McGavick got national attention for the win. He recently expressed regret for using an attack ad that used a false report that the Democrat, Mike Lowry, supported legalized pot.
After a stint as Gorton's chief of staff, McGavick turned back to the private sector, an increasingly lucrative path that led to the Washington Roundtable, a group of the state's leading corporate CEOs; the American Insurance Association, where he worked on Superfund environmental cleanup negotiations; CNA Insurance, a Chicago-based giant where he headed the largest unit; and, finally the top spot at Safeco.
"Awfully capable people had turned them down because they thought it wasn't doable," McGavick said. "I was too naive to recognize how difficult it would be."
He pared back the company, slashed the payroll by more than 10 percent, and earned kudos on Wall Street and in the state's boardrooms for saving Safeco. It paid handsomely, too, $9 million a year, and a $28 million when he left.
"If you had rounded up our senior class at Prep for a picture, Mike McGavick would be the last person you'd pick to run a Fortune 500 company," Pierson said. "Everyone thought he'd go off into politics. He didn't strike you as someone terribly interested in making money or particularly entrepenurial."
"I said to him, `Dude, you DO realize that 2006 is going to be a horrible year?' but that's not the kind of thing that deters a Mike McGavick," say Tony Williams, who followed him as Gorton's chief of staff.

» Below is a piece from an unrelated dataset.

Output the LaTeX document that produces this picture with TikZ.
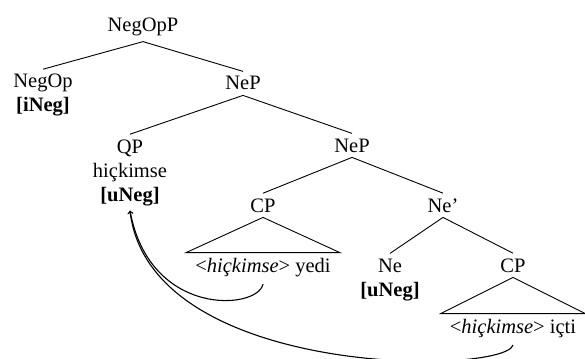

McGavick threw himself into his uphill battle with gusto. He traveled the state with a large motorhome and has held numerous "Open Mike" events where he invited all comers to question him or sound off.
His one big pothole came when he disclosed that he had gotten a DUI in 1993, blowing .17 blood alcohol. The police report later showed some discrepancies and critics said he had minimized the incident somewhat. McGavick offered apologies, but said his disclosure was an attempt to be a candidate willing to admit imperfection.
Democratic Chairman Dwight Pelz, though, calls him "Gorton's Karl Rove, a hardball political operative who can't stay away from his partisan roots."